Nothing would have been different in the last eight years had HRC been president instead of Obama. The results we had in those eight years were the exact same results we'd have had, no matter which of them had been president. Let that one go already.
If Texas has removed the two-step, why did you bring it up? If it's a moot point(I don't LIVE in Texas and can't be expected to know everything about how specifically Texas politics is run).
As to Sheila Jackson Lee...I just showed how my proposals would empower her and the rest of the CBC. They got nothing from HRC by throwing their support to her before most people voted-they'd have won much more by staying neutral and playing queen-or-kingmakers. I wish the congressmember well, agree with her more than you do(if you backed HRC in 2008, you were taking a position on the contest opposed by over 90% of the CNC, and unlike you, were I a member of Congress, I would vote for the CBC's Alternative Federal Budget).

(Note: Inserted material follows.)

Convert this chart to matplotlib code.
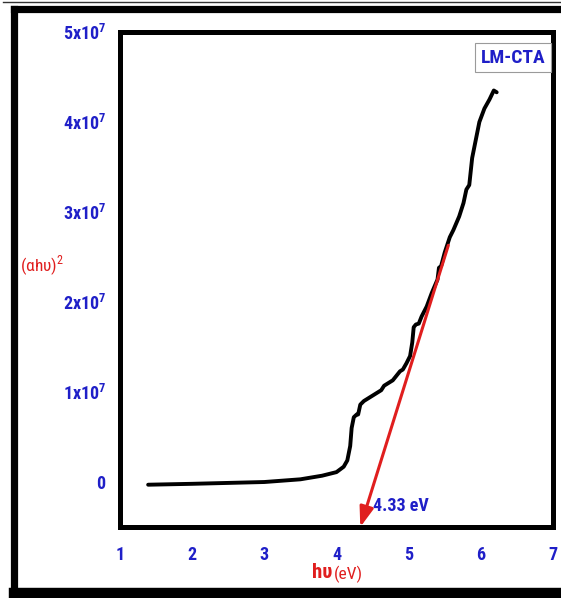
import matplotlib
matplotlib.use("Agg")
import matplotlib.pyplot as plt
from matplotlib.lines import Line2D
from matplotlib.ticker import FixedLocator, FuncFormatter

plt.rcParams["font.family"] = ["Roboto Condensed", "Liberation Sans", "DejaVu Sans"]
plt.rcParams["mathtext.fontset"] = "custom"
plt.rcParams["mathtext.rm"] = "Roboto Condensed"
plt.rcParams["mathtext.bf"] = "Roboto Condensed:bold"

BLUE = "#1f1fc8"
RED = "#e01e1e"

# photon energy (eV) and (alpha h nu)^2 in units of 1e7
photon_energy = [
    1.39, 2.0, 2.5, 3.0, 3.5, 3.8, 4.0, 4.1, 4.15, 4.19, 4.21, 4.24, 4.28,
    4.30, 4.33, 4.38, 4.50, 4.62, 4.66, 4.72, 4.78, 4.83, 4.88, 4.92, 4.97,
    5.02, 5.05, 5.07, 5.10, 5.14, 5.18, 5.25, 5.32, 5.40, 5.42, 5.45, 5.50,
    5.57, 5.62, 5.70, 5.76, 5.80, 5.84, 5.88, 5.93, 5.98, 6.05, 6.12, 6.18,
    6.22,
]
absorption_sq = [
    -0.03, -0.02, -0.01, 0.0, 0.03, 0.07, 0.11, 0.17, 0.24, 0.40, 0.60,
    0.72, 0.75, 0.75, 0.86, 0.90, 0.96, 1.02, 1.07, 1.10, 1.13, 1.18, 1.23,
    1.25, 1.32, 1.40, 1.55, 1.72, 1.75, 1.76, 1.84, 1.95, 2.10, 2.25, 2.38,
    2.40, 2.55, 2.72, 2.80, 2.95, 3.10, 3.25, 3.30, 3.60, 3.80, 4.00, 4.15,
    4.25, 4.35, 4.33,
]

# tangent line: start on the curve, end at the band gap on the bottom axis
fit_start = (5.55, 2.63)
band_gap = 4.33

x_ticks = [1, 2, 3, 4, 5, 6, 7]
y_ticks = [0, 1, 2, 3, 4, 5]

fig = plt.figure(figsize=(5.61, 5.98), dpi=100)
ax = fig.add_axes([0.2139, 0.1187, 0.7718, 0.8278])

ax.plot(
    photon_energy,
    absorption_sq,
    color="black",
    linewidth=2.8,
    solid_capstyle="round",
    solid_joinstyle="round",
)

ax.annotate(
    "",
    xy=(band_gap, -0.5),
    xytext=fit_start,
    arrowprops=dict(
        arrowstyle="-|>,head_length=1.2,head_width=0.42",
        color=RED,
        linewidth=2.2,
        shrinkA=0,
        shrinkB=0,
    ),
    annotation_clip=False,
    zorder=5,
)

ax.text(
    4.50,
    -0.27,
    f"{band_gap:.2f} eV",
    color=BLUE,
    fontsize=13,
    fontweight="bold",
    ha="left",
    va="center",
)

ax.text(
    0.982,
    0.966,
    "LM-CTA",
    transform=ax.transAxes,
    color=BLUE,
    fontsize=14,
    fontweight="bold",
    ha="right",
    va="top",
    bbox=dict(facecolor="white", edgecolor="#9a9a9a", linewidth=0.8, pad=4),
)

ax.set_xlim(1, 7)
ax.set_ylim(-0.5, 5)
ax.xaxis.set_major_locator(FixedLocator(x_ticks))
ax.yaxis.set_major_locator(FixedLocator(y_ticks))


def y_label_text(value, pos):
    if value == 0:
        return r"$\mathbf{0}$"
    return r"$\mathbf{%dx10^{7}}$" % value


ax.yaxis.set_major_formatter(FuncFormatter(y_label_text))
ax.tick_params(axis="both", length=0, colors=BLUE, labelsize=13)
ax.tick_params(axis="x", pad=14)
ax.tick_params(axis="y", pad=10)
for label in ax.get_xticklabels():
    label.set_fontweight("bold")

for spine in ax.spines.values():
    spine.set_linewidth(3.6)

fig.text(
    0.036,
    1 - 266 / 598,
    r"(αhυ)$^{2}$",
    color=RED,
    fontsize=12.5,
    ha="left",
    va="center",
)

fig.text(0.592, 1 - 572 / 598, "hυ", color=RED, fontsize=15, fontweight="bold",
         ha="right", va="center")
fig.text(0.596, 1 - 574 / 598, "(eV)", color=RED, fontsize=12.5,
         ha="left", va="center")

# outer picture frame
frame_left = 13.5 / 561
frame_top = 1 - 8.5 / 598
frame_bottom = 1 - 593 / 598
fig.add_artist(Line2D([frame_left, frame_left], [frame_bottom, frame_top],
                      color="black", linewidth=5.2, transform=fig.transFigure))
fig.add_artist(Line2D([frame_left, 1.0], [frame_top, frame_top],
                      color="black", linewidth=5.2, transform=fig.transFigure))
fig.add_artist(Line2D([frame_left, 1.0], [frame_bottom, frame_bottom],
                      color="black", linewidth=7.5, transform=fig.transFigure))
fig.add_artist(Line2D([0.005, 1.0], [1 - 1.5 / 598, 1 - 1.5 / 598],
                      color="#333333", linewidth=1.0, transform=fig.transFigure))

fig.savefig("out.png", dpi=100)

On the technical matter of delegates being unbound...it's an irrelevant point. We haven't had a convention in the modern history of the Democratic Party(prior to 1932, it was for all practical purposes an entirely different party) in which any significant number of delegates have broken with the candidate they were essentially pledged to. And there was no convention in that time when there was any evidence that any significant number of delegates pledged to the eventual nominee came anywhere close to considering breaking with that nominee(including Chicago in 1968, when every single delegate pledged to Hubert Humphrey KNEW that in voting to nominate him, and also in voting to back Johnson's position on the war, they were voting to make it impossible for this party to hang onto the White House). I grant that, in theory, any delegate can vote for anyone they wished to vote for, but that is only in theory. The option to break with a pledge to a candidate doesn't exist "in the real world".
Again, you're insulting me by accusing me of not living in the real world.

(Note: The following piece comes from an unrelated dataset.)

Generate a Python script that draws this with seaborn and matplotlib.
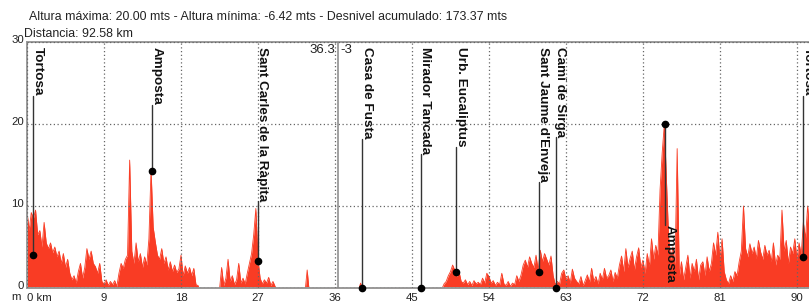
import numpy as np
import pandas as pd
import seaborn as sns
import matplotlib.pyplot as plt
from matplotlib.transforms import offset_copy, ScaledTranslation

# elevation profile, one value every 0.25 km (m)
step_km = 0.25
elevation = [
    9.3, 7.0, 9.2, 8.5,   9.5, 6.5, 7.0, 5.0,   8.0, 5.5, 4.8, 5.5,   4.3, 5.0, 3.8, 4.5,
    3.0, 4.2, 2.5, 3.5,   1.8, 1.0, 1.5, 0.6,   2.0, 3.0, 1.2, 2.5,   4.8, 3.5, 4.5, 3.0,
    2.6, 1.8, 3.0, 0.8,   0.5, 1.0, 0.3, 0.8,   0.4, 0.9, 0.2, 1.8,   3.0, 2.4, 3.5, 4.0,
    15.6, 4.5, 3.0, 5.5,  3.2, 4.2, 2.5, 3.8,   2.8, 6.0, 14.5, 7.4,  5.6, 4.0, 3.5, 4.8,
    3.0, 3.8, 2.2, 3.2,   2.0, 2.8, 1.9, 2.3,   4.0, 1.5, 2.7, 1.8,   2.5, 1.5, 2.4, 0.4,
    0.3, -0.8, -1.5, -1.2, -2.0, -1.6, -1.0, -1.4, -0.8, -0.5, -0.2, 2.5, 0.3, 1.2, 3.5, 0.8,
    1.5, 0.4, 1.0, 3.0,   0.6, 1.2, 0.5, 1.8,   3.0, 4.2, 6.5, 9.7,   3.5, 1.2, 0.5, 1.0,
    0.6, 1.3, 0.3, 0.8,   0.2, -0.5, -1.2, -2.0, -2.4, -2.8, -2.2, -3.0, -3.3, -2.6, -2.0, -1.5,
    -1.2, -0.8, -0.5, 2.2, -0.6, -1.5, -2.2, -2.8, -3.1, -3.6, -3.2, -2.7, -2.9, -3.4, -3.8, -3.5,
    -3.1, -3.0, -2.7, -2.4, -2.0, -1.7, -1.4, -1.0, -0.8, -0.6, -0.4, -0.2, 0.6, -0.3, -0.8, -1.5,
    -2.2, -2.9, -3.6, -4.3, -4.9, -5.4, -5.8, -6.1, -6.3, -6.42, -6.2, -5.9, -5.5, -5.1, -4.6, -4.2,
    -3.8, -3.3, -2.9, -2.5, -2.1, -1.8, -1.5, -1.3, -1.1, -1.4, -1.7, -1.5, -1.2, -0.9, -0.7, -0.5,
    -0.4, -0.3, -0.1, 0.5, 0.8, 1.5, 2.0, 2.8,   2.2, 1.4, 2.0, 0.8,   0.6, 1.0, 0.4, 0.8,
    0.3, 0.9, 0.5, 0.7,   0.4, 1.2, 0.6, 1.8,   1.4, 0.6, 0.9, 0.3,   0.7, 0.4, 1.8, 0.5,
    0.3, 0.8, 0.2, 0.6,   0.4, 1.5, 0.8, 1.6,   2.8, 3.4, 2.5, 3.8,   3.0, 2.5, 4.0, 2.2,
    4.6, 3.2, 4.2, 3.5,   2.8, 3.9, 1.5, 0.4,   0.8, 0.5, 1.8, 2.2,   1.0, 1.5, 0.6, 2.3,
    1.2, 0.8, 0.5, 1.4,   0.3, 0.9, 1.6, 0.7,   2.4, 0.8, 1.4, 0.5,   1.8, 1.0, 2.4, 1.2,
    1.5, 2.2, 0.8, 1.9,   1.2, 2.8, 3.9, 2.0,   4.8, 2.5, 3.6, 4.5,   2.2, 3.8, 4.9, 2.5,
    3.4, 1.8, 4.2, 2.6,   6.0, 3.5, 5.2, 4.0,   12.0, 16.5, 20.0, 13.0, 6.2, 3.5, 5.0, 2.8,
    17.0, 1.5, 3.2, 1.0,  2.5, 4.0, 1.2, 3.0,   2.0, 3.5, 1.0, 2.8,   3.2, 1.5, 3.8, 2.0,
    3.0, 5.5, 4.0, 6.8,   3.5, 6.0, 2.0, 1.0,   0.5, 1.5, 0.8, 2.0,   1.5, 3.2, 4.5, 10.0,
    4.8, 3.8, 5.4, 4.2,   5.0, 3.6, 5.8, 4.4,   3.5, 5.2, 4.0, 4.6,   3.2, 5.5, 2.8, 4.0,
    3.5, 9.5, 4.5, 5.8,   3.0, 5.0, 4.2, 6.0,   3.5, 5.5, 4.0, 8.0,   6.0, 10.0, 7.0, 8.5,
    6.0, 7.5, 5.0,
]
distance = np.arange(len(elevation)) * step_km

waypoint_names = ["Tortosa", "Amposta", "Sant Carles de la Ràpita", "Casa de Fusta",
                  "Mirador Tancada", "Urb. Eucaliptus", "Sant Jaume d'Enveja",
                  "Camí de Sirga", "Amposta", "Tortosa"]
waypoint_km = [0.7, 14.6, 27.0, 39.2, 46.0, 50.2, 59.8, 61.8, 74.6, 90.7]
waypoint_elev = [4.0, 14.3, 3.3, 0.0, 0.0, 1.9, 2.0, 0.0, 20.0, 3.8]
waypoint_side = ["top", "top", "top", "top", "top", "top", "top", "top", "bottom", "top"]

x_ticks = [0, 9, 18, 27, 36, 45, 54, 63, 72, 81, 90]
x_tick_labels = ["0 km", "9", "18", "27", "36", "45", "54", "63", "72", "81", "90"]
y_ticks = [0, 10, 20, 30]

cursor_km = 36.3
cursor_elev = -3
total_km = 92.58

fill_color = "#f93c24"

sns.set_theme(style="white")
plt.rcParams["font.family"] = ["Liberation Sans", "DejaVu Sans"]

W, H = 809, 305
fig = plt.figure(figsize=(W / 100, H / 100), dpi=100)
ax = fig.add_axes([27 / W, 17 / H, 792 / W, 246 / H])

df = pd.DataFrame({"km": distance, "alt": elevation})
ax.fill_between(df["km"], 0, df["alt"], color=fill_color, lw=0, zorder=1)
sns.lineplot(data=df, x="km", y="alt", ax=ax, color=fill_color, lw=0.6, zorder=1.2)

ax.set_xlim(0, total_km)
ax.set_ylim(0, 30)
ax.set_xticks(x_ticks)
ax.set_xticklabels(x_tick_labels)
ax.set_yticks(y_ticks)
ax.set_xlabel("")
ax.set_ylabel("")
ax.tick_params(length=0, labelsize=8.2, colors="#222222")
ax.tick_params(axis="x", pad=3.5)
ax.tick_params(axis="y", pad=2)
ax.get_xticklabels()[0].set_ha("left")
# y labels sit a little above their lines
shift_up = ScaledTranslation(0, 3 / 100, fig.dpi_scale_trans)
for lab in ax.get_yticklabels():
    lab.set_transform(lab.get_transform() + shift_up)
ax.set_axisbelow(False)
ax.grid(True, color="#666666", lw=0.9, ls=(0, (1, 2)))
for s in ax.spines.values():
    s.set_color("#9a9a9a")
    s.set_linewidth(1.4)

# cursor
ax.axvline(cursor_km, color="#888888", lw=1.1, zorder=2.6)
ax.text(cursor_km, 30, f"{cursor_km}", ha="right", va="top", fontsize=9.5, color="#222222",
        transform=offset_copy(ax.transData, fig, x=-2, y=-2, units="dots"))
ax.text(cursor_km, 30, f"{cursor_elev}", ha="left", va="top", fontsize=9.5, color="#222222",
        transform=offset_copy(ax.transData, fig, x=3, y=-2, units="dots"))

# waypoints
texts = []
for name, km, el, side in zip(waypoint_names, waypoint_km, waypoint_elev, waypoint_side):
    if side == "top":
        t = ax.text(km, 30, name, rotation=-90, ha="left", va="top", fontsize=9.7,
                    fontweight="bold", color="#111111", zorder=4,
                    transform=offset_copy(ax.transData, fig, x=-1.5, y=-5, units="dots"))
    else:
        t = ax.text(km, 0, name, rotation=-90, ha="left", va="bottom", fontsize=9.7,
                    fontweight="bold", color="#111111", zorder=4,
                    transform=offset_copy(ax.transData, fig, x=-1.5, y=5, units="dots"))
    texts.append((t, km, el, side))

fig.canvas.draw()
renderer = fig.canvas.get_renderer()
inv = ax.transData.inverted()
for t, km, el, side in texts:
    bb = t.get_window_extent(renderer)
    if side == "top":
        y_end = inv.transform((0, bb.y0))[1]
    else:
        y_end = inv.transform((0, bb.y1))[1]
    ax.plot([km, km], [el, y_end], color="#333333", lw=1.0, zorder=3)
    ax.plot([km], [el], "o", color="black", ms=4.5, zorder=5, clip_on=False)

# header
fig.text(29 / W, 1 - 17 / H,
         "Altura máxima: 20.00 mts - Altura mínima: -6.42 mts - Desnivel acumulado: 173.37 mts",
         ha="left", va="center", fontsize=8.9, color="#222222")
fig.text(23.5 / W, 1 - 34 / H, "Distancia: 92.58 km", ha="left", va="center",
         fontsize=8.9, color="#222222")
fig.text(21 / W, 1 - 297.5 / H, "m", ha="right", va="center", fontsize=8.2, color="#222222")

fig.savefig("out.png", dpi=100)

Here's how real world I've been.
In addition to attending several Alaska Democratic conventions...some in years when you had to fly to three separate rounds of caucuses and sleep on somebody's floor while doing so.
I've given speeches for presidential candidates at two rounds of precinct caucuses and wrote the speech given by someone else for a third.
I've campaigned door-to-door for Democratic congressional and legislative and U.S. Senate candidates there...in late October and early November...when it gets dark at 4 in the afternoon and when doorbelling and canvassing involving walking large neighborhoods in a slashing rainstorm when its 35 degrees and there's a 40 MPH wind in my face. That is as real world as it gets.
And if anybody doubts it, I'm willing to get important Democratic figures, including at least one pro-HRC former Democratic National Committeewoman and current member of the Alaska State House, to vouch for me on it.
Your continued implication that I'm not involved in real world politics is a personal insult and a despicable lie.. There's no reason to make it about me at all-since I've never made anything about you. We both have equal authority to speak on things here and you have no reason to try and use personal derision to shut me up.
These tactics make you sound like an insecure bully-one in particular.
Why would you WANT to sound like that?